The UAE Jiu Jitsu Federation brought a 27-athlete delegation to Brazil and, despite competing in the strongest and largest field of the season, finished the weekend with 24 medals, including 15 golds and four silvers. Faisal Al Ketbi, an Abu Dhabi-born black belt who had finished second in the Tokyo round last month, went one better on Sunday, holding out to beat his Brazilian opponent Pedro Agrizzi in front of a boisterous crowd.

“I am very happy; it has been a great event,” said Mohamed Humaid bin Dalmouj, board member of the UAE Jiu Jitsu Federation (UAEJJF). “The spectator turnout has been fantastic, the competition is the highest level we have ever seen at an Abu Dhabi Grand Slam event, and, if we are honest, our UAE team has won more medals than we expected. Without doubt, this has been our most successful event yet.”

Al Hamadi had labored to victory in a tactical battle on Saturday against Thiago Barbosa to claim gold in the 108kg Gi brown belt division. On Sunday, in the non-Gi event, he returned better prepared, having researched his final opponent, Vander Francisco, online and switching up his style to counteract his opponent.

“The first final was very difficult, very tactical and I spent much of the fight trying to figure out my opponent,” the Emirati said backstage at the $100,000 event inside the Rio Arena at Olympic Park. “The second final was similar, but I had prepared accordingly, studying his technique on YouTube, and changed my own technique in case he had done similar research. Changing my style is something I’ve been working on for a while because in four months I expect to become black belt.”

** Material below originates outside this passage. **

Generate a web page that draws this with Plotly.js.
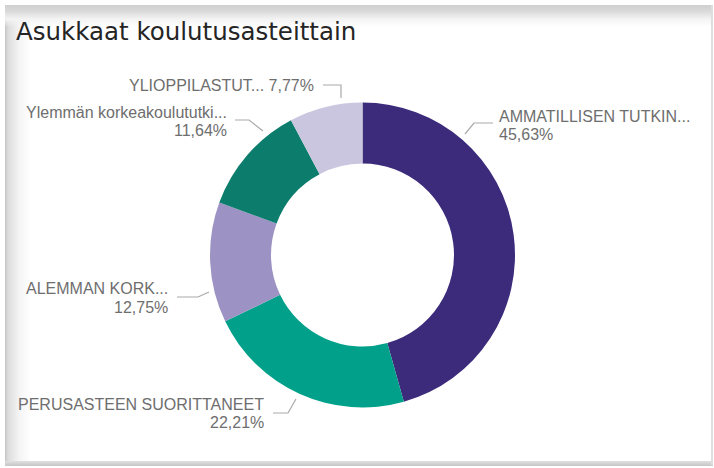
<!DOCTYPE html>
<html><head><meta charset="utf-8">
<script src="https://cdn.plot.ly/plotly-3.0.1.min.js"></script>
<style>
html,body{margin:0;padding:0;width:714px;height:468px;overflow:hidden;background:#fff;}
.deco{position:absolute;pointer-events:none;}
#left{left:5px;top:5px;width:26px;height:460px;background:linear-gradient(to right,#c4c4c4 0px,#dcdcdc 3px,#f4f4f4 14px,rgba(255,255,255,0) 26px);}
#top{left:5px;top:5px;width:708px;height:22px;background:linear-gradient(to bottom,#cfcfcf 0px,#d9d9d9 6px,#f3f3f3 14px,rgba(255,255,255,0) 22px);}
#bottom{left:5px;top:461px;width:708px;height:5px;background:linear-gradient(to bottom,#e0e0e0,#c6c6c6);}
#right{left:711px;top:5px;width:2px;height:460px;background:#dedede;}
#chart{position:absolute;left:0;top:0;width:714px;height:468px;}
</style></head>
<body>
<div class="deco" id="left"></div>
<div class="deco" id="top"></div>
<div class="deco" id="bottom"></div>
<div class="deco" id="right"></div>
<div id="chart"></div>
<script>
// ---- data ----
var categories = ["AMMATILLISEN TUTKINNON SUORITTANEET","PERUSASTEEN SUORITTANEET","ALEMMAN KORKEAKOULUTUTKINNON SUORITTANEET","Ylemmän korkeakoulututkinnon suorittaneet","YLIOPPILASTUTKINNON SUORITTANEET"];
var shortLabels = ["AMMATILLISEN TUTKIN...","PERUSASTEEN SUORITTANEET","ALEMMAN KORK...","Ylemmän korkeakoulututki...","YLIOPPILASTUT..."];
var percents = [45.63, 22.21, 12.75, 11.64, 7.77];
var colors = ["#3c2a7b","#01a08a","#9c93c4","#0c7d6c","#cac6df"];

// ---- layout helpers (pixel -> paper) ----
var W = 714, H = 468;
function px(x){return x/W;}
function py(y){return 1 - y/H;}
var cx = 362.5, cy = 255, R = 152.5;

// label placement (layout only): text position, alignment, leader polyline
var labelCfg = [
  {x:497, y1:116, y2:134, anchor:"left",  line:[[465,134],[474,123],[493,123]]},
  {x:266, y1:404, y2:422, anchor:"right", line:[[273,413],[288,413],[296,399]]},
  {x:170, y1:288, y2:307, anchor:"right", line:[[177,297],[198,297],[209,292]]},
  {x:229, y1:112, y2:130, anchor:"right", line:[[235,120],[249,120],[263,131]]},
  {x:316, y1:85,  y2:null, anchor:"right", line:[[323,85],[341,85],[341,98]]}
];

function fmt(v){return v.toFixed(2).replace(".", ",") + "%";}

var labelFont = {family:"Liberation Sans, Arial, sans-serif", size:16, color:"#6e6e6e"};
var annotations = [], shapes = [];
labelCfg.forEach(function(c, i){
  if (c.y2 === null) {
    annotations.push({xref:"paper", yref:"paper", x:px(c.x), y:py(c.y1), xanchor:c.anchor, yanchor:"middle",
      text: shortLabels[i] + " " + fmt(percents[i]), showarrow:false, font:labelFont});
  } else {
    annotations.push({xref:"paper", yref:"paper", x:px(c.x), y:py(c.y1), xanchor:c.anchor, yanchor:"middle",
      text: shortLabels[i], showarrow:false, font:labelFont});
    annotations.push({xref:"paper", yref:"paper", x:px(c.x), y:py(c.y2), xanchor:c.anchor, yanchor:"middle",
      text: fmt(percents[i]), showarrow:false, font:labelFont});
  }
  var d = c.line.map(function(p, k){return (k===0?"M":"L") + px(p[0]) + "," + py(p[1]);}).join(" ");
  shapes.push({type:"path", xref:"paper", yref:"paper", path:d, line:{color:"#a9a9a9", width:1.2}});
});

var trace = {
  type:"pie",
  labels: categories,
  values: percents,
  hole: 0.6,
  sort: false,
  direction: "clockwise",
  rotation: 0,
  textinfo: "none",
  hoverinfo: "label+percent",
  marker: {colors: colors, line:{color:"#ffffff", width:0}},
  domain: {x:[px(cx-R), px(cx+R)], y:[py(cy+R), py(cy-R)]},
  showlegend: false
};

var layout = {
  width: W, height: H,
  margin: {l:0, r:0, t:0, b:0},
  paper_bgcolor: "rgba(0,0,0,0)",
  plot_bgcolor: "rgba(0,0,0,0)",
  title: {text:"Asukkaat koulutusasteittain", x: px(16), xanchor:"left", y: py(31), yanchor:"middle",
          font:{family:"DejaVu Sans, sans-serif", size:24.5, color:"#252525"}},
  annotations: annotations,
  shapes: shapes,
  showlegend: false
};

Plotly.newPlot("chart", [trace], layout, {displayModeBar:false, staticPlot:true});
</script>
</body></html>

Al Hamadi has been crowned champion in every belt category he has competed, but said winning in the modern home of the sport is extra special. “I am very excited to have won, especially here in Brazil, where the sport is so popular,” he said. “I came here hoping to triumph, but I did not expect to win on both days, so I am delighted to have achieved this.”

More than 2,000 athletes registered for the event, with the vast majority — 1,864 registrants — travelling from across Brazil for a rare chance to win prize money, as well as flight tickets to the UAE capital for January’s final round of the World Tour. The raucous atmosphere inside the arena was at times deafening as friends, family members and coaches screamed instructions and encouragement from the bleachers.

“It’s always special competing in Brazil because the people here take the sport so seriously; you can see it in the crowds, they love it,” said Faisal Al Ketbi, speaking on the sidelines as contests continued on the arena’s 10 mats behind him. “After losing in the final in Japan, I was determined to get gold here and fortunately my level has risen so I was able to do a very good job.”